JPCERT/CCでは、実在する組織や人物になりすましたメールに添付された悪性なWord文書ファイルによるEmotetの感染被害を確認している。
メールに添付されたWord形式のファイルには「コンテンツの有効化」を促す内容が記載されており、実行するとEmotetがダウンロードされるようになっている。Wordの設定によっては、有効化の警告が表示されずにダウロードされる場合があるため注意が必要だ。
Emotetに感染した場合、以下のような影響が発生する可能性がある。
- 端末やウェブブラウザーに保存されたパスワードなどの認証情報が窃取される
- 窃取されたパスワードを悪用され、SMBによりネットワーク内に感染が広がる
- メールアカウントとパスワードが窃取される
- メール本文とアドレス帳の情報が窃取される
- 窃取されたメールアカウントや本文などが悪用され、Emotetの感染を広げるメールが送信される
Emotetの感染に繋がる添付ファイル付きのメールは、Emotetが窃取した情報などを元に独自に作成されているものに加え、実際の組織間のメールのやり取りの内容を転用することで、感染元から送信先への返信を装うものがある。そのため、取引先の担当者から送られているように見えるメールでも、実際はEmotetが窃取した情報を元に攻撃者側から送られている「なりすましメール」である可能性がある。
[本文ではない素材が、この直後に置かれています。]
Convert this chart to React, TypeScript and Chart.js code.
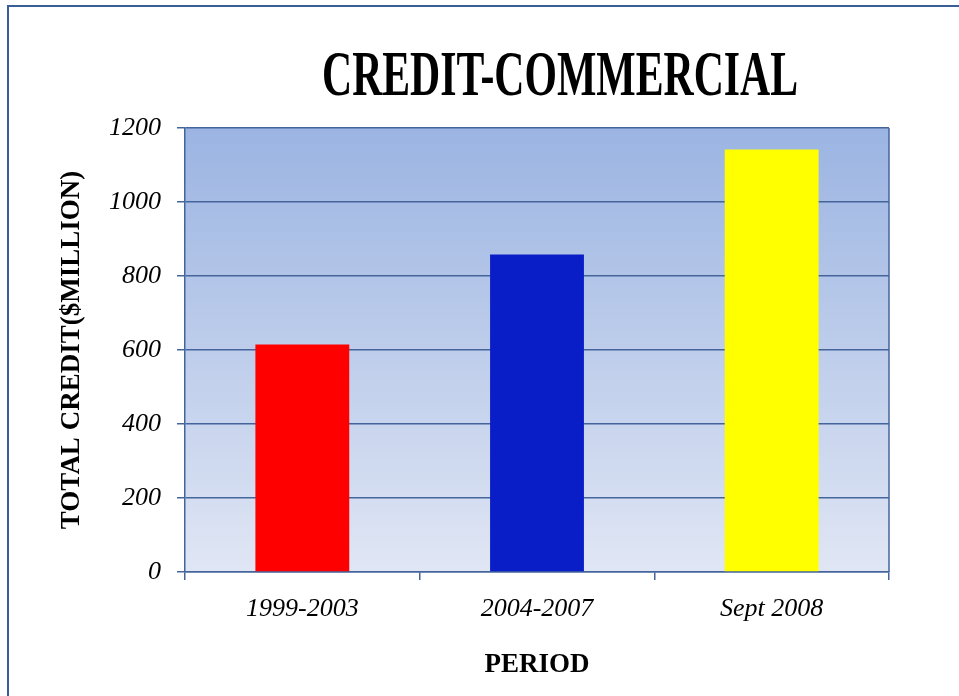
import React, { useEffect, useRef } from "react";
import { Chart, registerables } from "chart.js";

Chart.register(...registerables);

const categories = ["1999-2003", "2004-2007", "Sept 2008"];
const creditValues = [615, 858, 1142];
const barColors = ["#ff0000", "#0a1ec8", "#ffff00"];
const yTicks = [0, 200, 400, 600, 800, 1000, 1200];
const titleText = "CREDIT-COMMERCIAL";
const yTitle = "TOTAL CREDIT($MILLION)";
const xTitle = "PERIOD";

const SERIF = "'Liberation Serif', 'Times New Roman', serif";
const GRID = "#44659c";

const bgPlugin = {
  id: "plotBg",
  beforeDraw(chart: any) {
    const { ctx, chartArea } = chart;
    if (!chartArea) return;
    const g = ctx.createLinearGradient(0, chartArea.top, 0, chartArea.bottom);
    g.addColorStop(0, "#9bb4e2");
    g.addColorStop(1, "#e0e6f4");
    ctx.save();
    ctx.fillStyle = g;
    ctx.fillRect(chartArea.left, chartArea.top, chartArea.right - chartArea.left, chartArea.bottom - chartArea.top);
    ctx.restore();
  },
  afterDraw(chart: any) {
    const { ctx, chartArea } = chart;
    ctx.save();
    ctx.strokeStyle = GRID;
    ctx.lineWidth = 1.5;
    ctx.beginPath();
    ctx.moveTo(chartArea.right, chartArea.top);
    ctx.lineTo(chartArea.right, chartArea.bottom);
    ctx.stroke();
    ctx.restore();
  },
};

const titlePlugin = {
  id: "condensedTitle",
  afterDraw(chart: any) {
    const { ctx } = chart;
    ctx.save();
    ctx.font = `bold 64px ${SERIF}`;
    ctx.fillStyle = "#000";
    ctx.textAlign = "center";
    ctx.textBaseline = "alphabetic";
    const w = ctx.measureText(titleText).width;
    const sx = 476 / w;
    ctx.translate(551, 88);
    ctx.scale(sx, 1);
    ctx.fillText(titleText, 0, 0);
    ctx.restore();
  },
};

export default function App() {
  const ref = useRef<HTMLCanvasElement | null>(null);
  useEffect(() => {
    if (!ref.current) return;
    const chart = new Chart(ref.current, {
      type: "bar",
      data: {
        labels: categories,
        datasets: [
          {
            data: creditValues,
            backgroundColor: barColors,
            borderWidth: 0,
            barPercentage: 0.4,
            categoryPercentage: 1,
          },
        ],
      },
      plugins: [bgPlugin, titlePlugin],
      options: {
        animation: false,
        responsive: true,
        maintainAspectRatio: false,
        layout: { padding: { top: 121, right: 70, left: 0, bottom: 0 } },
        plugins: {
          legend: { display: false },
          title: { display: false },
          tooltip: { enabled: false },
        },
        scales: {
          x: {
            offset: true,
            afterFit(scale: any) {
              scale.height = 124;
            },
            grid: {
              offset: true,
              drawOnChartArea: false,
              drawTicks: true,
              tickLength: 8,
              color: GRID,
              lineWidth: 1.5,
            },
            border: { display: true, color: GRID, width: 1.5 },
            ticks: {
              color: "#000",
              padding: 14,
              font: { family: SERIF, size: 26, style: "italic" },
            },
            title: {
              display: true,
              text: xTitle,
              color: "#000",
              padding: { top: 0, bottom: 15 },
              font: { family: SERIF, size: 27, weight: "bold" },
            },
          },
          y: {
            min: 0,
            max: 1200,
            afterFit(scale: any) {
              scale.width = 176;
            },
            afterBuildTicks(scale: any) {
              scale.ticks = yTicks.map((v) => ({ value: v }));
            },
            grid: {
              color: GRID,
              lineWidth: 1.5,
              drawTicks: true,
              tickLength: 8,
            },
            border: { display: true, color: GRID, width: 1.5 },
            ticks: {
              color: "#000",
              padding: 16,
              callback: (v: any) => String(v),
              font: { family: SERIF, size: 26, style: "italic" },
            },
            title: {
              display: true,
              text: yTitle,
              color: "#000",
              padding: { top: 47, bottom: 0 },
              font: { family: SERIF, size: 27, weight: "bold" },
            },
          },
        },
      },
    });
    return () => chart.destroy();
  }, []);

  return (
    <div
      style={{
        position: "fixed",
        left: 7,
        top: 5,
        right: 0,
        bottom: 0,
        borderLeft: "2px solid #3a5f98",
        borderTop: "2px solid #3a5f98",
        background: "#fff",
      }}
    >
      <div style={{ position: "relative", width: 950, height: 689 }}>
        <canvas ref={ref} />
      </div>
    </div>
  );
}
JPCERT/CCでは、Emotetの感染を予防するための対策として、以下の対応を実施するよう促している。
- 組織内への注意喚起の実施
- Wordマクロの自動実行の無効化(Microsoft Officeのセキュリティセンターのマクロの設定で、「警告を表示してすべてのマクロを無効にする」を選択)
- メールセキュリティ製品の導入によるマルウエア付きメールの検知
- メールの監査ログの有効化
- OSに定期的にパッチを適用(SMBの脆弱性を突いた感染拡大に対する対策)
- 定期的なオフラインバックアップの取得(標的型ランサムウェア攻撃に対する対策)
FAQページではこのほか、Emotetに感染するWord文書の表示例を紹介している。